In the footsteps of Veza Canetti

Mean husbands, despairing servant girls, lecherous café owners and a snapping dog: these are just some of the protagonists who breathe life into Veza Canetti’s novel “Yellow Street”.

Canetti’s milieu study is not an easy read: behind the elegant façade of Ferdinandstrasse – the street that served as a model for the novel – avarice, envy, bitterness and madness are at work. The language used by the author in her descriptions is terse and sharp and perhaps for that reason cuts so deep. Once you have discovered Veza Canetti’s work, you won’t be able to forget it so easily. And that’s a good thing.

For too long the author and English translator lived in the shadow of her famous husband – the Nobel Prize winner Elias Canetti, whom she regularly assisted in his work. She published her own work during her lifetime only in newspapers and it was not until 1990 that her novel “Yellow Street” came out posthumously – although extracts had appeared between the wars in “Arbeiterzeitung” – causing a minor sensation in literary circles.

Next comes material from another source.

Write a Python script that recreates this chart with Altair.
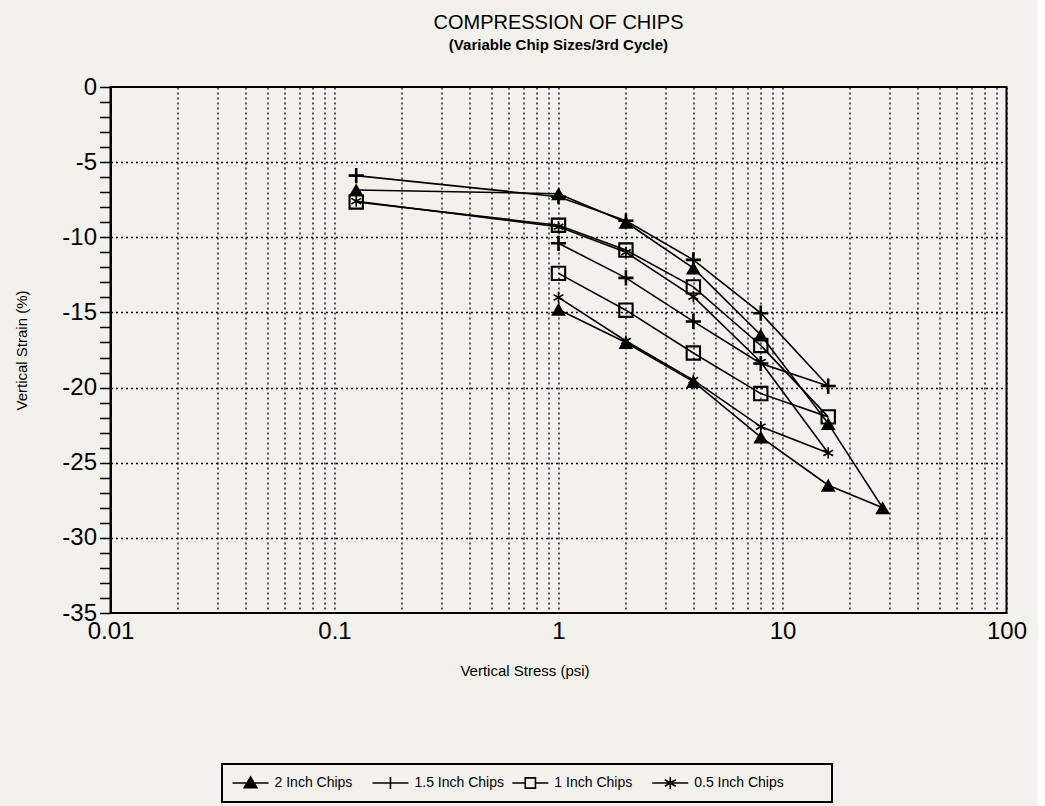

From bookbinding to the library

In spite of the relative success of her book, the author is still largely unknown. Much about her life is unclear or obscure. “The truth is buried in there somewhere,” runs a sentence in “Yellow Street”, a quotation that could be applied both to the work and to the author’s life. Since early May there has been a commemorative plaque on the wall of Ferdinandstrasse 29, where Venetiana Taubner-Calderon, Canetti’s maiden name, used to live before moving to Grinzing and then emigrating with her husband to London in 1938/39. The initiative comes from the project group “Vezalebt” led by the artist Gertrude Moser-Wagner, one of several initiatives by the team in the last few years. The project also includes an exhibition tour with various works by the artist relating to Veza Canetti (due to the 50th anniversary of her death) at different sites in Leopoldstadt – an ideal form of presentation for a writer who wrote about her own surroundings in her works. The exhibition runs until 12 June and uses everyday locations, from the bookbinder Waniek with drawings by Li Cunqing and the architect’s studio Balogh with photographs by Anna-Lisa Schöffel and pictures by Zsuzsanna Balla, to the ESRA psychosocial centre for Holocaust victims. The latter currently features pictures by the young Viennese photographer Bernd Bogensberger, who visited the apartment in Grinzing where Veza lived with Elias Canetti after moving from Ferdinandstrasse. Visitors must first report to the concierge, however, before being able to view the lyrical pictures of the abandoned interior and exterior rooms.

Woollen characters

Admission to the local library in Zirkusgasse, where Monika Lederbauer has an installation on women in the shadows, is not as complicated. Visitors can browse a selection of books with works by the author, including an anthology published by Vezalebt. A wonderful opportunity to find out more about the “Yellow Street characters” can be found in an installation of the same name [“Typen der gelben Strasse”] by the Viennese artist Eva Wassertheurer. For the Vezalebt project she knitted the characters with wool. An integrated stop-motion film can also be found in the display window of the arcade at Praterstrasse 42, which is not only one of the most entertaining contributions but also one of the most interesting and committed.

Other contributors to the project include Isabel Czerwenka-Wenkstetten with a photographic documentation of her performance “Woman as nurturer” and the Italian artist Carla Sanguineti, who was invited with her mirror installation “Woman as monster” to help celebrate the anniversary of Veza Canetti. In this installation visitors see themselves – as monsters, women in the shadows, or creative artists. Perhaps something of all of these. Like everyone else, Veza Canetti was also a complex personality with her own secrets. The important thing today is to ask ourselves what she means to us now, a question that arises as soon as we start to read. And one thing is certain: once you have discovered Veza Canetti, you will be hooked.